# WHAT THE TASK REQUIRES
Skip every image and restate the data word for word.

# SOURCE DATA
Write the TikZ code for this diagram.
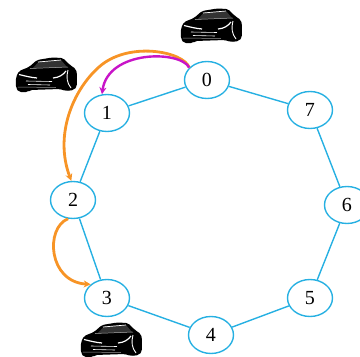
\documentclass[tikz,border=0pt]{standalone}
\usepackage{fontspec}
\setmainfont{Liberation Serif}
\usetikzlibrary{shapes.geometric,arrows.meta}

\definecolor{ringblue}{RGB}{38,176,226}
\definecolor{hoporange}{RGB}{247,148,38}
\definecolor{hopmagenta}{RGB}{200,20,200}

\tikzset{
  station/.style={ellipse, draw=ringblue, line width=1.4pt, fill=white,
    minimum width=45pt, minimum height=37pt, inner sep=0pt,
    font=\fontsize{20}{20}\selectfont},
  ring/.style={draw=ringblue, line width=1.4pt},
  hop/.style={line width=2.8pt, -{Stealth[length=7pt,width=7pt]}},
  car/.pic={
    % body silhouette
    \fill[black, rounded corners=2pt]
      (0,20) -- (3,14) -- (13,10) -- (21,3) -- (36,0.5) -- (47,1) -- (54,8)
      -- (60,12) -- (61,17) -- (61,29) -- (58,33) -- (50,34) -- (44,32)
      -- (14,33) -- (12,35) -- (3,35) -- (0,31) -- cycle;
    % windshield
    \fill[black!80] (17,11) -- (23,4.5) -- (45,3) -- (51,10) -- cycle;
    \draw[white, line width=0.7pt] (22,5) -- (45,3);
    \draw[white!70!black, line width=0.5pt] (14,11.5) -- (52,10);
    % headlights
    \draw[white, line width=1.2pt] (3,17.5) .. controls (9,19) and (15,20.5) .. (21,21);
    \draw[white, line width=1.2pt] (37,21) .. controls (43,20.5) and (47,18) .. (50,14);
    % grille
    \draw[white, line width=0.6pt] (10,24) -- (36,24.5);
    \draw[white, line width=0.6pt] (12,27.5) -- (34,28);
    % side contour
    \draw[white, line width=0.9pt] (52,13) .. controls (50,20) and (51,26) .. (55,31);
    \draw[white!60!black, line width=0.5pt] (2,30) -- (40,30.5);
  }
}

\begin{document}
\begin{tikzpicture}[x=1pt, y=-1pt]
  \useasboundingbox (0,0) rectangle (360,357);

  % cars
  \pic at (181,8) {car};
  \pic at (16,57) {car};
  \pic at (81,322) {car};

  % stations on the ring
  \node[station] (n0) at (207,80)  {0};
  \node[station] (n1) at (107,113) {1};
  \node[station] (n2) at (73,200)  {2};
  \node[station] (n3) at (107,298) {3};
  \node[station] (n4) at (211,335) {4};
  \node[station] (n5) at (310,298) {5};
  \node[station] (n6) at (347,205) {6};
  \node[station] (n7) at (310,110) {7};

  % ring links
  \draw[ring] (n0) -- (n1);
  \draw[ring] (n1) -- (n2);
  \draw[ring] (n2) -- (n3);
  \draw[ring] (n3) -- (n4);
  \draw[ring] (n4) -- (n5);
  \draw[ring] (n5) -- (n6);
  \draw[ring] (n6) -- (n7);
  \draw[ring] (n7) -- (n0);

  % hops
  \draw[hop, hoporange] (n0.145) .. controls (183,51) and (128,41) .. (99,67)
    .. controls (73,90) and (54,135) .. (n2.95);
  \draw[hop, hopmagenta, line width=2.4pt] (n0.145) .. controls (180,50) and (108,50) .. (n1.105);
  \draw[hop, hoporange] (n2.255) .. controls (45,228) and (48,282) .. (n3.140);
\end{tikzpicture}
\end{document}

# RESULT FOR THIS TASK
Write the TikZ code for this diagram.
\documentclass[tikz,border=0pt]{standalone}
\usepackage{fontspec}
\setmainfont{Liberation Serif}
\usetikzlibrary{shapes.geometric,arrows.meta}

\definecolor{ringblue}{RGB}{38,176,226}
\definecolor{hoporange}{RGB}{247,148,38}
\definecolor{hopmagenta}{RGB}{200,20,200}

\tikzset{
  station/.style={ellipse, draw=ringblue, line width=1.4pt, fill=white,
    minimum width=45pt, minimum height=37pt, inner sep=0pt,
    font=\fontsize{20}{20}\selectfont},
  ring/.style={draw=ringblue, line width=1.4pt},
  hop/.style={line width=2.8pt, -{Stealth[length=7pt,width=7pt]}},
  car/.pic={
    % body silhouette
    \fill[black, rounded corners=2pt]
      (0,20) -- (3,14) -- (13,10) -- (21,3) -- (36,0.5) -- (47,1) -- (54,8)
      -- (60,12) -- (61,17) -- (61,29) -- (58,33) -- (50,34) -- (44,32)
      -- (14,33) -- (12,35) -- (3,35) -- (0,31) -- cycle;
    % windshield
    \fill[black!80] (17,11) -- (23,4.5) -- (45,3) -- (51,10) -- cycle;
    \draw[white, line width=0.7pt] (22,5) -- (45,3);
    \draw[white!70!black, line width=0.5pt] (14,11.5) -- (52,10);
    % headlights
    \draw[white, line width=1.2pt] (3,17.5) .. controls (9,19) and (15,20.5) .. (21,21);
    \draw[white, line width=1.2pt] (37,21) .. controls (43,20.5) and (47,18) .. (50,14);
    % grille
    \draw[white, line width=0.6pt] (10,24) -- (36,24.5);
    \draw[white, line width=0.6pt] (12,27.5) -- (34,28);
    % side contour
    \draw[white, line width=0.9pt] (52,13) .. controls (50,20) and (51,26) .. (55,31);
    \draw[white!60!black, line width=0.5pt] (2,30) -- (40,30.5);
  }
}

\begin{document}
\begin{tikzpicture}[x=1pt, y=-1pt]
  \useasboundingbox (0,0) rectangle (360,357);

  % cars
  \pic at (181,8) {car};
  \pic at (16,57) {car};
  \pic at (81,322) {car};

  % stations on the ring
  \node[station] (n0) at (207,80)  {0};
  \node[station] (n1) at (107,113) {1};
  \node[station] (n2) at (73,200)  {2};
  \node[station] (n3) at (107,298) {3};
  \node[station] (n4) at (211,335) {4};
  \node[station] (n5) at (310,298) {5};
  \node[station] (n6) at (347,205) {6};
  \node[station] (n7) at (310,110) {7};

  % ring links
  \draw[ring] (n0) -- (n1);
  \draw[ring] (n1) -- (n2);
  \draw[ring] (n2) -- (n3);
  \draw[ring] (n3) -- (n4);
  \draw[ring] (n4) -- (n5);
  \draw[ring] (n5) -- (n6);
  \draw[ring] (n6) -- (n7);
  \draw[ring] (n7) -- (n0);

  % hops
  \draw[hop, hoporange] (n0.145) .. controls (183,51) and (128,41) .. (99,67)
    .. controls (73,90) and (54,135) .. (n2.95);
  \draw[hop, hopmagenta, line width=2.4pt] (n0.145) .. controls (180,50) and (108,50) .. (n1.105);
  \draw[hop, hoporange] (n2.255) .. controls (45,228) and (48,282) .. (n3.140);
\end{tikzpicture}
\end{document}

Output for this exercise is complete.